As per the Current Report on Form 8-K filed November 2, 2023, Pursuant to the terms of the PIK Notes, commencing on November 1, 2023, and on each one month anniversary thereof, the Company is required to pay the holders of the PIK Notes an equal amount until their outstanding principal balance has been paid in full on the Maturity Date, or, if earlier, upon acceleration or prepayment of the PIK Notes in accordance with their terms. The Company failed to make the payments due on November 1, 2023, which constitutes an event of default under the PIK Notes.

 

As a result of this event of default, the interest rate of the PIK Notes increased from 15% per annum (compounded quarterly on each December 20, March 20, June 20 and September 20) to 22% per annum (compounded annually and computed on the basis of a 360-day year).

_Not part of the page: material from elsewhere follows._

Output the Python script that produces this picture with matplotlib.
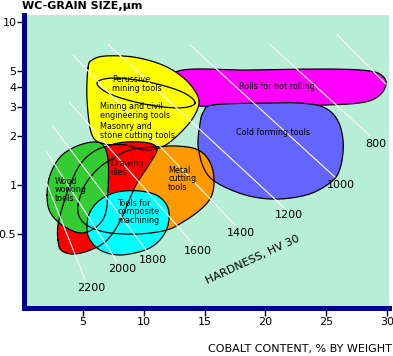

In addition, the holders of the PIK Notes may, among other remedies, accelerate the Maturity Date and declare all indebtedness under the PIK Notes due and payable at 130% of the outstanding principal balance.

 

Given the Company’s current cash constraints, the Company is currently in discussions with the holders of the PIK Notes with respect to certain amendments to the PIK Notes to cure the event of default; however, there can be no assurance that the PIK Note holders will agree to amend the PIK Notes.

  

As of September 30, 2023, the Company has recorded $4,006 balance as current liabilities based on the monthly installments payment schedule. For the three and nine months ended September 30, 2023 the Company recognized $145 and $420, respectively of contractual interest expense on the Senior PIK Notes; and $0 and $448, respectively related to the amortization of debt issuance costs on the Senior PIK Notes. The amortization of debt issuance costs includes $256 of unamortized debt issuance costs at the time of the PIK Note Amendment. Additionally, the Company recognized $593 and $1,627 of contractual interest expense related to the 12.5% Original Issue Discount Convertible Debentures issued in 2021 by Legacy FOXO (the “2021 Bridge Debentures”) for the three and nine months ended September 30, 2022 of which $181 and $508, respectively is for related party holders.